**Your objective**
Leave out the pictures and set down exactly the lines from the start of the listing through the one with "0.95, 0.975, 1];", both included.

——

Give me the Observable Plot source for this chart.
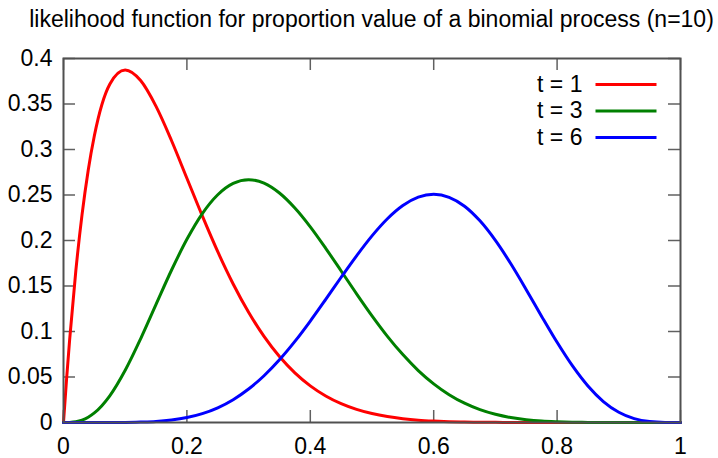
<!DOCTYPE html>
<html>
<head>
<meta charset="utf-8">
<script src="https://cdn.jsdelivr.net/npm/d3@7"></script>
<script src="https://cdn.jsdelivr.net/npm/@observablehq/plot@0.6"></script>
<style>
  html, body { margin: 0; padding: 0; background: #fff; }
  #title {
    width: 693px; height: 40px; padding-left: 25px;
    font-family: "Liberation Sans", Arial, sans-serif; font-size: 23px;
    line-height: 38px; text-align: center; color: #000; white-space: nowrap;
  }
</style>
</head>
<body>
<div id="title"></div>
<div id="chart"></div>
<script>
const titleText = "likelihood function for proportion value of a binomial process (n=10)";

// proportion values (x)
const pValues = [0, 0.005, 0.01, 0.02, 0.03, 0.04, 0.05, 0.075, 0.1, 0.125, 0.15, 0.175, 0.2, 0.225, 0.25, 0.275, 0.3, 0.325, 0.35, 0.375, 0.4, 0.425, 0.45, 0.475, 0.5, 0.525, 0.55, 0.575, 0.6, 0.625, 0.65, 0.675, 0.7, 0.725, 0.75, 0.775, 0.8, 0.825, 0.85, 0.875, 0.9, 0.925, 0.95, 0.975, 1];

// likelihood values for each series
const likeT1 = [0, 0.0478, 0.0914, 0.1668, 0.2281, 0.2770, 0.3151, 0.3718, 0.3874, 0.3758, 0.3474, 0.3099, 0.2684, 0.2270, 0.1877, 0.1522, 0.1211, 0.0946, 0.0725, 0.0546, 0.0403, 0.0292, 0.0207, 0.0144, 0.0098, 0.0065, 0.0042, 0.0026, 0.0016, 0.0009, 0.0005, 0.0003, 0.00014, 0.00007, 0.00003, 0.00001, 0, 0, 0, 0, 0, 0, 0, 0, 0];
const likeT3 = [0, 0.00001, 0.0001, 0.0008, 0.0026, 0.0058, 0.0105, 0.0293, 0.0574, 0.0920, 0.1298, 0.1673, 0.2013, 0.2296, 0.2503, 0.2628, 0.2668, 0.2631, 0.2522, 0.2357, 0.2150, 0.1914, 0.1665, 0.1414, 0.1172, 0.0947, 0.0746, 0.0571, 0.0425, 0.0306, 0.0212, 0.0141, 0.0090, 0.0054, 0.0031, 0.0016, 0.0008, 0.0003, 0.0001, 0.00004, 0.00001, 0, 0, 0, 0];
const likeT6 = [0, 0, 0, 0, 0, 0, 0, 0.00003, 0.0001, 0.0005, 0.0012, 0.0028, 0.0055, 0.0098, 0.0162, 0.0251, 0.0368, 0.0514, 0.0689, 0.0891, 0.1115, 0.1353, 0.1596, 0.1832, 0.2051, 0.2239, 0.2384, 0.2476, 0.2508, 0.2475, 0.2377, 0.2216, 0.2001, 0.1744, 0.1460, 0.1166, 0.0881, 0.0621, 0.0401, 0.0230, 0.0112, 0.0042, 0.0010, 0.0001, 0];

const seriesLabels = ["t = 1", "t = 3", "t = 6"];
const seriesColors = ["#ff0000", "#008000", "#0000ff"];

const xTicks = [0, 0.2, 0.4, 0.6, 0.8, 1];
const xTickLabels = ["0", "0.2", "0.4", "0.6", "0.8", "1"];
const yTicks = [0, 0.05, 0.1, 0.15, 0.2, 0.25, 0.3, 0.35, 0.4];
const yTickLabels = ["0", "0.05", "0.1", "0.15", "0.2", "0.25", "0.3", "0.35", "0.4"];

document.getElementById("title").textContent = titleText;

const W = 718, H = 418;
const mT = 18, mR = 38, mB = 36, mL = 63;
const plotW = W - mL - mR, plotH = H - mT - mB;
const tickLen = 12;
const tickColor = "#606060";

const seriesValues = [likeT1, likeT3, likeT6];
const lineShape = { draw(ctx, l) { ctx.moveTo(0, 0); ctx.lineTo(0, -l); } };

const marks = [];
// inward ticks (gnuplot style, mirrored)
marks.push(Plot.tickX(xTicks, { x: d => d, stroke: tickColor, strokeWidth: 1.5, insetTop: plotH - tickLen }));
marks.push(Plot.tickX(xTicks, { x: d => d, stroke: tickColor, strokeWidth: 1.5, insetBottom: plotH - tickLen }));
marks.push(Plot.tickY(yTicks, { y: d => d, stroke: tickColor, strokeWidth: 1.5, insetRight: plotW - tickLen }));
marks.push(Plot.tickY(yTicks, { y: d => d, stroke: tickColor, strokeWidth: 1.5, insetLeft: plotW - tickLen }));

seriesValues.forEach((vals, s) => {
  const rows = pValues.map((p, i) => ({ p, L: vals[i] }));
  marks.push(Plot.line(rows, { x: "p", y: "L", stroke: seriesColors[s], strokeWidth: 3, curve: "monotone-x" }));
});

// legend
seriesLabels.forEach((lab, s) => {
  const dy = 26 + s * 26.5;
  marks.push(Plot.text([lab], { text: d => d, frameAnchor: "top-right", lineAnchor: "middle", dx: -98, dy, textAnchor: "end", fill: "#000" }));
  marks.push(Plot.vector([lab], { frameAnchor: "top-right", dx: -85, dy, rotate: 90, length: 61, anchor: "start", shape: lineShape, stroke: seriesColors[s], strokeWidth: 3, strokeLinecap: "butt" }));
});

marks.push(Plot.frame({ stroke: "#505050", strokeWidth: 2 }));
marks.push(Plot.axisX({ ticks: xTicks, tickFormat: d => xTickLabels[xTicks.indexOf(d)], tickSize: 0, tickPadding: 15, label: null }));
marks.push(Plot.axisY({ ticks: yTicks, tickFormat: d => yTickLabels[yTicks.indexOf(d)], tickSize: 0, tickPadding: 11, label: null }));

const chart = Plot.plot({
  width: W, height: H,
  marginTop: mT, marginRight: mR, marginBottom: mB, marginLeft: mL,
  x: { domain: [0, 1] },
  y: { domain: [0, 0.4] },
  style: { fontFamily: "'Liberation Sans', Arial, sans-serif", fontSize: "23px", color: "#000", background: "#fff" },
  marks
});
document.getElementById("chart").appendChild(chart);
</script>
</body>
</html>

——

**Answer to the exercise**
Give me the Observable Plot source for this chart.
<!DOCTYPE html>
<html>
<head>
<meta charset="utf-8">
<script src="https://cdn.jsdelivr.net/npm/d3@7"></script>
<script src="https://cdn.jsdelivr.net/npm/@observablehq/plot@0.6"></script>
<style>
  html, body { margin: 0; padding: 0; background: #fff; }
  #title {
    width: 693px; height: 40px; padding-left: 25px;
    font-family: "Liberation Sans", Arial, sans-serif; font-size: 23px;
    line-height: 38px; text-align: center; color: #000; white-space: nowrap;
  }
</style>
</head>
<body>
<div id="title"></div>
<div id="chart"></div>
<script>
const titleText = "likelihood function for proportion value of a binomial process (n=10)";

// proportion values (x)
const pValues = [0, 0.005, 0.01, 0.02, 0.03, 0.04, 0.05, 0.075, 0.1, 0.125, 0.15, 0.175, 0.2, 0.225, 0.25, 0.275, 0.3, 0.325, 0.35, 0.375, 0.4, 0.425, 0.45, 0.475, 0.5, 0.525, 0.55, 0.575, 0.6, 0.625, 0.65, 0.675, 0.7, 0.725, 0.75, 0.775, 0.8, 0.825, 0.85, 0.875, 0.9, 0.925, 0.95, 0.975, 1];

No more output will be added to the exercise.